▶ **DO THIS**
Only the lines from the start of the data to the line containing "from matplotlib.lines import Line2D", both included, should be output, exactly and without pictures.

▶ **COLLECTED MATERIAL**

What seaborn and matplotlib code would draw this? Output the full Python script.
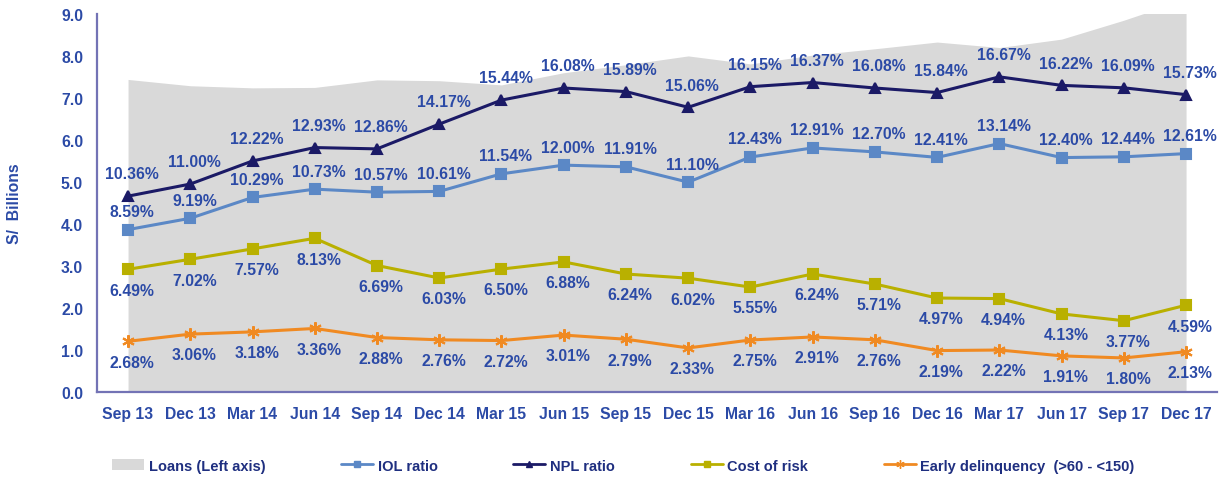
import numpy as np
import pandas as pd
import matplotlib
matplotlib.use("Agg")
import matplotlib.pyplot as plt
import seaborn as sns
from matplotlib.patches import Patch
from matplotlib.lines import Line2D

quarters = ["Sep 13", "Dec 13", "Mar 14", "Jun 14", "Sep 14", "Dec 14", "Mar 15", "Jun 15",
            "Sep 15", "Dec 15", "Mar 16", "Jun 16", "Sep 16", "Dec 16", "Mar 17", "Jun 17",
            "Sep 17", "Dec 17"]
loans = [7.44, 7.29, 7.24, 7.25, 7.43, 7.41, 7.31, 7.60, 7.79, 8.00, 7.81, 8.02, 8.17, 8.33,
         8.20, 8.40, 8.85, 9.35]
iol = [8.59, 9.19, 10.29, 10.73, 10.57, 10.61, 11.54, 12.00, 11.91, 11.10, 12.43, 12.91, 12.70,
       12.41, 13.14, 12.40, 12.44, 12.61]
npl = [10.36, 11.00, 12.22, 12.93, 12.86, 14.17, 15.44, 16.08, 15.89, 15.06, 16.15, 16.37, 16.08,
       15.84, 16.67, 16.22, 16.09, 15.73]
cor = [6.49, 7.02, 7.57, 8.13, 6.69, 6.03, 6.50, 6.88, 6.24, 6.02, 5.55, 6.24, 5.71, 4.97, 4.94,
       4.13, 3.77, 4.59]
early = [2.68, 3.06, 3.18, 3.36, 2.88, 2.76, 2.72, 3.01, 2.79, 2.33, 2.75, 2.91, 2.76, 2.19, 2.22,
         1.91, 1.80, 2.13]

pos = np.arange(len(quarters))
df = pd.DataFrame({"pos": pos, "quarter": quarters, "loans": loans, "IOL ratio": iol,
                   "NPL ratio": npl, "Cost of risk": cor, "Early delinquency": early})

sns.set_theme(style="white")
plt.rcParams['font.family'] = ['Liberation Sans', 'DejaVu Sans']

TXT = "#2b4aa6"
SPINE = "#7373b5"
C_IOL = "#5b88c6"
C_NPL = "#1b1a66"
C_COR = "#b9b000"
C_EARLY = "#f08a22"
C_LOAN = "#d9d9d9"
FS = 11.3

fig = plt.figure(figsize=(12.27, 4.81), dpi=100)
ax = fig.add_axes([0.079, 0.183, 0.913, 0.786])
ax.fill_between(df["pos"], 0, df["loans"], color=C_LOAN, linewidth=0, zorder=1)
ax.set_ylim(0, 9)
ax.set_xlim(-0.5, 17.5)
ax.set_yticks(np.arange(0, 9.01, 1.0))
ax.set_yticklabels([f"{v:.1f}" for v in np.arange(0, 9.01, 1.0)])
ax.set_xticks(pos)
ax.set_xticklabels(quarters)
for lab in ax.get_xticklabels() + ax.get_yticklabels():
    lab.set_fontweight("bold")
    lab.set_color(TXT)
    lab.set_fontsize(FS)
ax.tick_params(axis="x", length=0, pad=10)
ax.tick_params(axis="y", length=0, pad=10)
ax.set_ylabel("S/  Billions", color=TXT, fontweight="bold", fontsize=FS, labelpad=28)
for s in ["top", "right"]:
    ax.spines[s].set_visible(False)
for s in ["left", "bottom"]:
    ax.spines[s].set_color(SPINE)
    ax.spines[s].set_linewidth(1.6)
ax.grid(False)

ax2 = ax.twinx()
ax2.set_ylim(0, 20)
ax2.set_xlim(-0.5, 17.5)
ax2.axis("off")

series = [
    ("IOL ratio", C_IOL, "s", 6.5, 13),
    ("NPL ratio", C_NPL, "^", 6.5, 16),
    ("Cost of risk", C_COR, "s", 7.5, -15),
    ("Early delinquency", C_EARLY, (6, 2, 0), 9, -15),
]
for name, col, mk, ms, off in series:
    sns.lineplot(data=df, x="pos", y=name, ax=ax2, color=col, marker=mk, markersize=ms,
                 markeredgecolor=col, markeredgewidth=1.5, linewidth=2.2, legend=False, zorder=3)
    for x, v in zip(df["pos"], df[name]):
        ax2.annotate(f"{v:.2f}%", (x, v), xytext=(3, off), textcoords="offset points",
                     ha="center", va="center", color=TXT, fontweight="bold", fontsize=FS)

handles = [
    Patch(facecolor=C_LOAN, edgecolor="none"),
    Line2D([], [], color=C_IOL, marker="s", markersize=4, linewidth=2),
    Line2D([], [], color=C_NPL, marker="^", markersize=4, linewidth=2),
    Line2D([], [], color=C_COR, marker="s", markersize=4, linewidth=2),
    Line2D([], [], color=C_EARLY, marker=(6, 2, 0), markersize=6, linewidth=2),
]
labels = ["Loans (Left axis)", "IOL ratio", "NPL ratio", "Cost of risk",
          "Early delinquency  (>60 - <150)"]
leg = fig.legend(handles, labels, loc="center", bbox_to_anchor=(0.508, 0.03), ncol=5,
                 frameon=False, columnspacing=5.2, handlelength=2.2, handletextpad=0.3,
                 prop={"weight": "bold", "size": 10.5})
for t in leg.get_texts():
    t.set_color("#1f2f80")

fig.savefig("out.png", dpi=100)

▶ **TASK OUTPUT**
What seaborn and matplotlib code would draw this? Output the full Python script.
import numpy as np
import pandas as pd
import matplotlib
matplotlib.use("Agg")
import matplotlib.pyplot as plt
import seaborn as sns
from matplotlib.patches import Patch
from matplotlib.lines import Line2D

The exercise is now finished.